According to Morgan Stanley, it’s estimated that Gen Z will outnumber any other generation by 2034, peaking at 78 million. And, with numbers like that, they’re bound to impact the job market as they enter the workforce in the coming years to make hard-earned money. This means they’ll need to learn how to spend (and save) said money.
To understand their current financial situation better, as well as their outlook on the economy and their future goals, Coupon Chief decided to survey more than 500 Gen Zers in the US about everything money. How does a generation, which grew up in the time of the 2008 recession and is joining the workforce on the heels of a global pandemic, feel when it comes to money?
Money in the Bank
When asked which financial items they had, 70% of Gen Z reported having a debit card and 57% a savings account. But a majority of them are still figuring out their finances, with only 19% reporting that they invest their money and nearly 80% still relying on a family member to cover their housing costs.
While a good chunk of our respondents relied on parents or other family for these costs as well as the additional bills that come along with living (e.g., internet, utilities, and groceries), 47% reported paying their own cellphone bill. That makes this cost the one most likely to be covered by this generation.
Considering Gen Z spends a good amount of their income on dining out, mobile devices, and transportation, it’s not surprising to see them relying on others for help with the essentials.
While we understand that Gen Z is young and still earning their independence, their outlook on their own financial future and the country as a whole could be what’s impacting their decisions.
With only 19% of Gen Zers starting to invest their money, seeing only 1 in 5 of them as feeling financially secure makes sense. And, nearly 70% are concerned for their financial well-being. When looking at what matters to them most, becoming financially independent is what an overwhelming number of them were aiming for. With 78% still relying on someone to pay for their housing, taking this over for themselves could lead to less reliance on family for help. Saving for the future and acquiring assets like a car and a house were also important for Gen Z, while paying off debts weren’t as vital. Considering Gen Z’s debt jumped 67.2% from 2019 to 2020, this should be an item they start to prioritise, as increasing debt will hinder their ability to gain the financial independence they seek.
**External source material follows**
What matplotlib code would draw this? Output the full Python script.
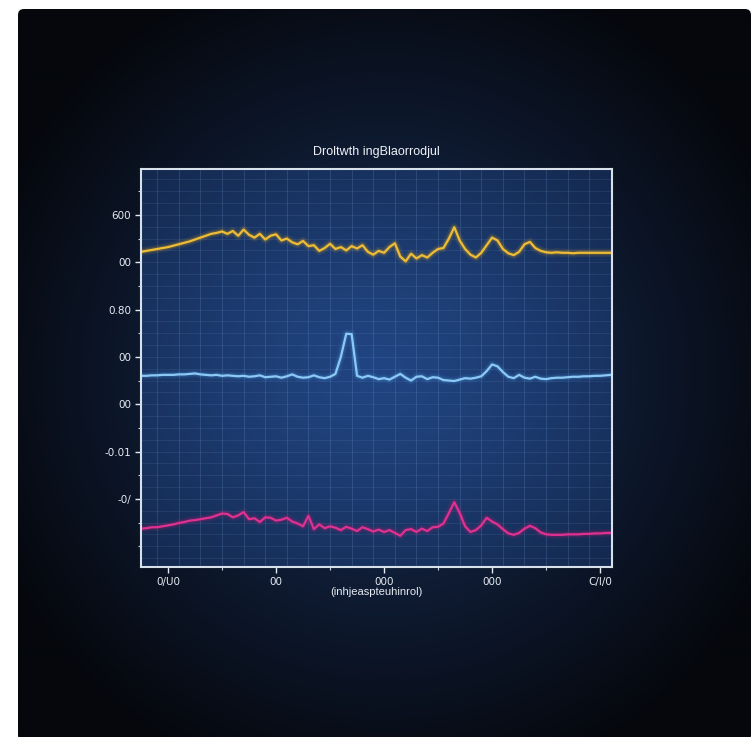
import numpy as np
import matplotlib
matplotlib.use("Agg")
import matplotlib.pyplot as plt
from matplotlib.patches import FancyBboxPatch

# ---------------- data ----------------
x_vals = list(range(-5, 83))  # sample positions (88 points)

yellow = [52.2, 52.4, 52.6, 52.8, 53.0, 53.2, 53.5, 53.8, 54.1, 54.4,
          54.8, 55.2, 55.6, 56.0, 56.2, 56.5, 56.0, 56.6, 55.6, 56.9,
          55.8, 55.2, 56.0, 54.8, 55.6, 55.9, 54.6, 55.0, 54.2, 53.8,
          54.5, 53.4, 53.6, 52.4, 53.0, 53.9, 52.8, 53.2, 52.5, 53.4,
          52.9, 53.6, 52.2, 51.6, 52.4, 52.0, 53.2, 54.0, 51.2, 50.2,
          51.8, 50.8, 51.5, 51.0, 52.0, 52.8, 53.0, 55.0, 57.4, 54.6,
          52.8, 51.6, 51.0, 52.0, 53.6, 55.2, 54.6, 52.8, 51.9, 51.5,
          52.2, 53.8, 54.3, 53.0, 52.4, 52.1, 52.0, 52.1, 52.0, 52.0,
          51.9, 52.0, 52.0, 52.0, 52.0, 52.0, 52.0, 52.0]

blue = [26.0, 26.0, 26.1, 26.1, 26.2, 26.2, 26.2, 26.3, 26.3, 26.4,
        26.5, 26.3, 26.2, 26.1, 26.2, 26.0, 26.1, 26.0, 25.9, 26.0,
        25.8, 25.9, 26.1, 25.7, 25.8, 25.9, 25.6, 25.9, 26.3, 25.8,
        25.6, 25.7, 26.1, 25.7, 25.5, 25.8, 26.4, 30.0, 34.9, 34.8,
        26.0, 25.6, 26.0, 25.7, 25.3, 25.5, 25.2, 25.8, 26.4, 25.6,
        25.0, 25.8, 25.9, 25.3, 25.7, 25.6, 25.1, 25.0, 24.9, 25.2,
        25.5, 25.4, 25.6, 25.9, 27.0, 28.4, 28.0, 26.8, 25.8, 25.5,
        26.2, 25.6, 25.4, 25.8, 25.4, 25.3, 25.5, 25.6, 25.6, 25.7,
        25.8, 25.8, 25.9, 25.9, 26.0, 26.0, 26.1, 26.2]

pink = [-6.3, -6.2, -6.0, -6.0, -5.8, -5.6, -5.4, -5.1, -4.9, -4.6,
        -4.5, -4.3, -4.1, -3.9, -3.5, -3.1, -3.2, -3.9, -3.5, -2.8,
        -4.3, -4.1, -4.9, -3.9, -4.0, -4.6, -4.4, -4.0, -4.8, -5.2,
        -5.8, -3.6, -6.4, -5.4, -6.2, -5.8, -6.1, -6.6, -5.9, -6.3,
        -6.8, -6.0, -6.4, -6.9, -6.5, -7.0, -6.6, -7.2, -7.8, -6.6,
        -6.4, -7.0, -6.3, -6.8, -6.0, -5.9, -5.2, -3.0, -0.7, -3.0,
        -5.8, -7.0, -6.6, -5.6, -4.0, -4.8, -5.4, -6.4, -7.3, -7.6,
        -7.2, -6.3, -5.7, -6.2, -7.1, -7.5, -7.6, -7.6, -7.6, -7.5,
        -7.5, -7.5, -7.4, -7.4, -7.3, -7.3, -7.2, -7.2]

x_tick_pos = [0, 20, 40, 60, 80]
x_tick_labels = ["0/U0", "00", "000", "000", "C/I/0"]
y_tick_pos = [0, 10, 20, 30, 40, 50, 60]
y_tick_labels = ["-0/", "-0.01", "00", "00", "0.80", "00", "600"]
title = "Droltwth ingBlaorrodjul"
xlabel = "(inhjeaspteuhinrol)"

# ---------------- figure ----------------
W, H = 752, 737
fig = plt.figure(figsize=(W / 100, H / 100), dpi=100, facecolor="white")

# background panel with radial gradient
bg = fig.add_axes([0, 0, 1, 1])
bg.set_xlim(0, W)
bg.set_ylim(H, 0)
bg.axis("off")
gy, gx = np.mgrid[0:H:2, 0:W:2]
r = np.sqrt(((gx - 385) / 430.0) ** 2 + ((gy - 375) / 430.0) ** 2)
t = np.clip(r, 0, 1) ** 1.0
c_in = np.array([0x19, 0x30, 0x5a]) / 255.0
c_out = np.array([0x05, 0x07, 0x0c]) / 255.0
img = c_in[None, None, :] * (1 - t[..., None]) + c_out[None, None, :] * t[..., None]
im = bg.imshow(img, extent=(0, W, H, 0), interpolation="bilinear", zorder=0)
panel = FancyBboxPatch((18, 9), W - 19, H - 5, boxstyle="round,pad=0,rounding_size=6",
                       transform=bg.transData, facecolor="none", edgecolor="none")
bg.add_patch(panel)
im.set_clip_path(panel)

# main axes
ax_l, ax_r, ax_t, ax_b = 141, 612, 169, 567
ax = fig.add_axes([ax_l / W, 1 - ax_b / H, (ax_r - ax_l) / W, (ax_b - ax_t) / H])
xmin, xmax = -5, 82.2
ymin, ymax = -14.4, 69.7
ax.set_xlim(xmin, xmax)
ax.set_ylim(ymin, ymax)
ax.set_facecolor("#16305c")

# axes background gradient
ay, axg = np.mgrid[0:1:200j, 0:1:200j]
ra = np.sqrt(((axg - 0.5) / 0.75) ** 2 + ((ay - 0.5) / 0.7) ** 2)
ta = np.clip(ra, 0, 1) ** 1.3
a_in = np.array([0x21, 0x45, 0x82]) / 255.0
a_out = np.array([0x13, 0x27, 0x4b]) / 255.0
aimg = a_in[None, None, :] * (1 - ta[..., None]) + a_out[None, None, :] * ta[..., None]
ax.imshow(aimg, extent=(xmin, xmax, ymin, ymax), aspect="auto",
          interpolation="bilinear", zorder=0)

# grid
ax.vlines(np.arange(-2, 83, 4), ymin, ymax, colors="#7fa6e0", linewidth=0.7, alpha=0.2, zorder=1)
ax.hlines(np.arange(-12.5, 70, 2.5), xmin, xmax, colors="#7fa6e0", linewidth=0.6, alpha=0.14, zorder=1)

# lines with glow
def glow_line(y, core, glow):
    ax.plot(x_vals, y, color=glow, linewidth=6, alpha=0.10, solid_joinstyle="round",
            solid_capstyle="round", zorder=2)
    ax.plot(x_vals, y, color=glow, linewidth=3.5, alpha=0.22, solid_joinstyle="round",
            solid_capstyle="round", zorder=3)
    ax.plot(x_vals, y, color=core, linewidth=1.6, alpha=1.0, solid_joinstyle="round",
            solid_capstyle="round", zorder=4)

glow_line(yellow, "#eebd35", "#d9a21c")
glow_line(blue, "#8ccaf5", "#4a95e0")
glow_line(pink, "#df3190", "#c01a72")

# spines / ticks
for s in ax.spines.values():
    s.set_color("#d8e0ea")
    s.set_linewidth(1.5)
    s.set_zorder(6)

ax.set_xticks(x_tick_pos)
ax.set_xticklabels(x_tick_labels)
ax.set_xticks([10, 30, 50, 70], minor=True)
ax.set_yticks(y_tick_pos)
ax.set_yticklabels(y_tick_labels)
ax.set_yticks([-10, -5, 5, 15, 25, 35, 45, 55, 65], minor=True)
ax.tick_params(axis="both", which="major", colors="#e6ebf2", labelsize=7.5,
               length=4, width=1, pad=3)
ax.tick_params(axis="both", which="minor", colors="#c8d0dc", length=2.5, width=0.8)
ax.tick_params(axis="x", which="major", pad=3)

ax.set_title(title, color="#eef2f8", fontsize=9, pad=10, fontfamily="Liberation Sans")
ax.set_xlabel(xlabel, color="#e6ebf2", fontsize=8, labelpad=0, fontfamily="Liberation Sans")

fig.savefig("out.png", dpi=100, facecolor="white")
Their general outlook, though? Pretty pessimistic with 70% reporting the government should do more to solve problems. Regardless of their ideology, 46% of Gen Z reported the country is heading in the wrong direction financially. From the economy and jobs to the pandemic and health care, Gen Z was not confident in the US’s leadership.
It’s a Hard Knock Life
Gen Z is still young and not fully immersed into the workforce yet. 73% of Coupon Chief’s respondents reported still being a student, and only a small percentage of these were working. In fact, 15% reported working full time, and 18% reported working part time. But while they’re working and earning money, one in five Gen Zers are still accumulating debt.
As can be seen above, the majority of Gen Z has a negative outlook on the future of the economy they’re dealing with. Liberal Gen Zers (61%) were the least optimistic, while conservatives (43%) had the most optimism.
While they have a not-so-bright outlook on the global economy, 76% were optimistic they have the ability to do better than their parents did. However, many of their Gen X parents grew up to be more financially independent than they are and remain focused on their independence and financial self-sufficiency.
Learning the Lingo
Since their Gen X parents grew up in a more financially self-sufficient time, they have a lot of knowledge to impart on their children financially. While 74% of Gen Z said they learned about money from their parents, 61% reported learning through online research. At a slightly lesser rate than learning from parents or online, 37% got their money facts from social media. Hello, meme stocks. But, even with all of these options at their disposal, only 63% of Gen Z reported feeling financially literate.
Are budgets part of Gen Z’s financial literacy? For the most part, considering only 14% reported not having one, and 18% reported only taking their budget slightly seriously. Still, 37% reported taking their budget extremely or very seriously as they work on doing better than their parents did.